— START OF Task data —

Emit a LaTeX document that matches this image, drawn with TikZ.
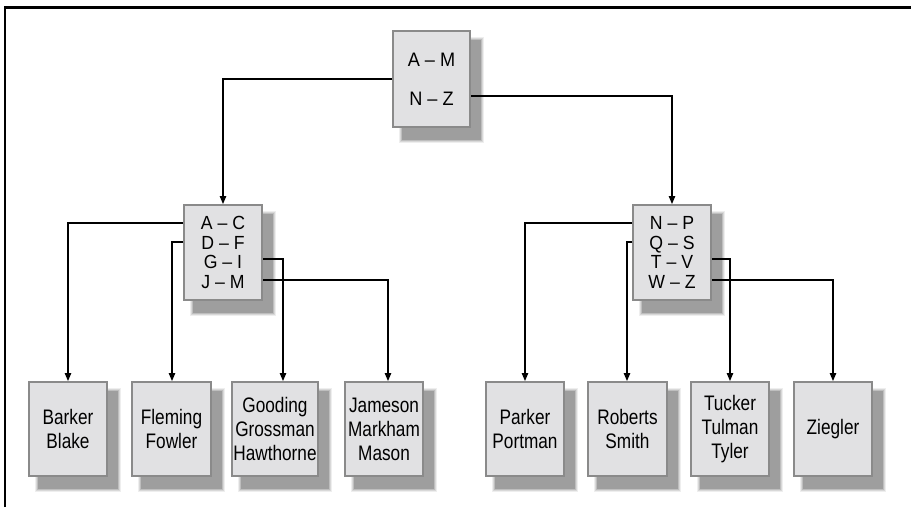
\documentclass[tikz,border=0pt]{standalone}
\usepackage{fontspec}
\setmainfont{Liberation Sans}[FakeStretch=0.82]
\newfontfamily\rowfont{Liberation Sans}[FakeStretch=0.93,Ligatures=TeX]
\usetikzlibrary{backgrounds,arrows.meta,calc}
\definecolor{boxfill}{HTML}{E1E1E3}
\definecolor{boxline}{HTML}{8A8A8A}
\definecolor{shA}{HTML}{EEEEEE}
\definecolor{shB}{HTML}{D8D8D8}
\definecolor{shC}{HTML}{BEBEBE}
\definecolor{shD}{HTML}{9E9E9E}
\tikzset{
  card/.style={draw=boxline, line width=2pt, fill=boxfill, inner sep=0pt, align=center,
    font=\fontsize{21}{24}\selectfont},
  rangebox/.style={card, minimum width=78pt, minimum height=95pt,
    font=\rowfont\fontsize{19}{19.5}\selectfont},
  namebox/.style={card, minimum height=94pt},
  link/.style={line width=1.2pt, -{Triangle[length=8pt,width=6.5pt]}},
  frame/.style={line width=2.2pt}
}
\newcommand\dropsh[1]{%
  \begin{scope}[on background layer]
    \fill[shA] ([shift={(7,7)}]#1.north west) rectangle ([shift={(13,15)}]#1.south east);
    \fill[shB] ([shift={(8,8)}]#1.north west) rectangle ([shift={(12,14)}]#1.south east);
    \fill[shC] ([shift={(9,9)}]#1.north west) rectangle ([shift={(11,13)}]#1.south east);
    \fill[shD] ([shift={(10,10)}]#1.north west) rectangle ([shift={(10,12)}]#1.south east);
  \end{scope}}
\begin{document}
\begin{tikzpicture}[x=1pt,y=-1pt]
\useasboundingbox (0,0) rectangle (911,507);
\draw[frame] (5,507) -- (5,7.5) -- (911,7.5);

% top
\node[card, minimum width=77pt, minimum height=96pt, font=\rowfont\fontsize{19.5}{39}\selectfont] (top) at (431.5,79) {A – M\\N – Z};

% middle
\node[rangebox] (midL) at (223,252.5) {A – C\\D – F\\G – I\\J – M};
\node[rangebox] (midR) at (672,252.5) {N – P\\Q – S\\T – V\\W – Z};

% bottom
\node[namebox, minimum width=78pt] (barker) at (68,429) {Barker\\Blake};
\node[namebox, minimum width=79pt] (fleming) at (171.5,429) {Fleming\\Fowler};
\node[namebox, minimum width=86pt] (gooding) at (275,429) {Gooding\\Grossman\\Hawthorne};
\node[namebox, minimum width=78pt] (jameson) at (384,429) {Jameson\\Markham\\Mason};
\node[namebox, minimum width=78pt] (parker) at (525,429) {Parker\\Portman};
\node[namebox, minimum width=79pt] (roberts) at (627.5,429) {Roberts\\Smith};
\node[namebox, minimum width=78pt] (tucker) at (730,429) {Tucker\\Tulman\\Tyler};
\node[namebox, minimum width=78pt] (ziegler) at (833,429) {Ziegler};

\foreach \n in {top,midL,midR,barker,fleming,gooding,jameson,parker,roberts,tucker,ziegler}{\dropsh{\n}}

% connectors
\draw[link] (top.west) -| (midL.north);
\draw[link] (top.east |- 0,96) -| (midR.north);

\draw[link] (midL.west |- 0,223) -| (barker.north);
\draw[link] (midL.west |- 0,242) -| ([xshift=0.5pt]fleming.north);
\draw[link] (midL.east |- 0,259) -| ([xshift=8pt]gooding.north);
\draw[link] (midL.east |- 0,280) -| ([xshift=4pt]jameson.north);

\draw[link] (midR.west |- 0,223) -| (parker.north);
\draw[link] (midR.west |- 0,242) -| ([xshift=-0.5pt]roberts.north);
\draw[link] (midR.east |- 0,259) -| (tucker.north);
\draw[link] (midR.east |- 0,280) -| (ziegler.north);
\end{tikzpicture}
\end{document}
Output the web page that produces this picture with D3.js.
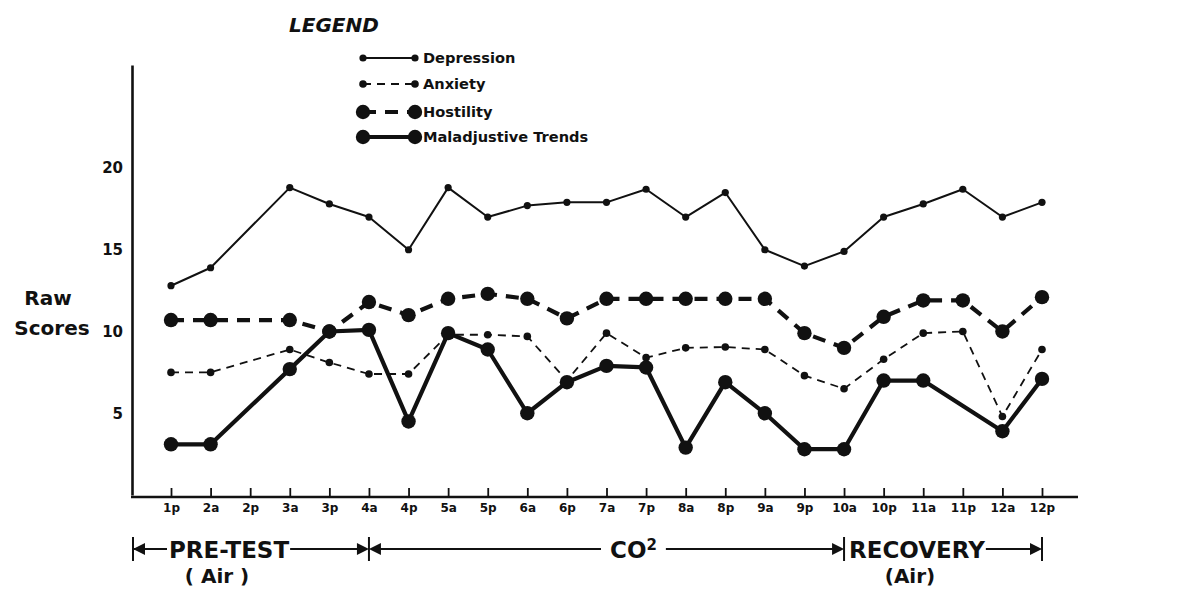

— END OF Task data —

Your task is to return the lines above, from the first one up to and including the line containing "(midR) at (672,252.5)", minus any pictures.

Emit a LaTeX document that matches this image, drawn with TikZ.
\documentclass[tikz,border=0pt]{standalone}
\usepackage{fontspec}
\setmainfont{Liberation Sans}[FakeStretch=0.82]
\newfontfamily\rowfont{Liberation Sans}[FakeStretch=0.93,Ligatures=TeX]
\usetikzlibrary{backgrounds,arrows.meta,calc}
\definecolor{boxfill}{HTML}{E1E1E3}
\definecolor{boxline}{HTML}{8A8A8A}
\definecolor{shA}{HTML}{EEEEEE}
\definecolor{shB}{HTML}{D8D8D8}
\definecolor{shC}{HTML}{BEBEBE}
\definecolor{shD}{HTML}{9E9E9E}
\tikzset{
  card/.style={draw=boxline, line width=2pt, fill=boxfill, inner sep=0pt, align=center,
    font=\fontsize{21}{24}\selectfont},
  rangebox/.style={card, minimum width=78pt, minimum height=95pt,
    font=\rowfont\fontsize{19}{19.5}\selectfont},
  namebox/.style={card, minimum height=94pt},
  link/.style={line width=1.2pt, -{Triangle[length=8pt,width=6.5pt]}},
  frame/.style={line width=2.2pt}
}
\newcommand\dropsh[1]{%
  \begin{scope}[on background layer]
    \fill[shA] ([shift={(7,7)}]#1.north west) rectangle ([shift={(13,15)}]#1.south east);
    \fill[shB] ([shift={(8,8)}]#1.north west) rectangle ([shift={(12,14)}]#1.south east);
    \fill[shC] ([shift={(9,9)}]#1.north west) rectangle ([shift={(11,13)}]#1.south east);
    \fill[shD] ([shift={(10,10)}]#1.north west) rectangle ([shift={(10,12)}]#1.south east);
  \end{scope}}
\begin{document}
\begin{tikzpicture}[x=1pt,y=-1pt]
\useasboundingbox (0,0) rectangle (911,507);
\draw[frame] (5,507) -- (5,7.5) -- (911,7.5);

% top
\node[card, minimum width=77pt, minimum height=96pt, font=\rowfont\fontsize{19.5}{39}\selectfont] (top) at (431.5,79) {A – M\\N – Z};

% middle
\node[rangebox] (midL) at (223,252.5) {A – C\\D – F\\G – I\\J – M};
\node[rangebox] (midR) at (672,252.5) {N – P\\Q – S\\T – V\\W – Z};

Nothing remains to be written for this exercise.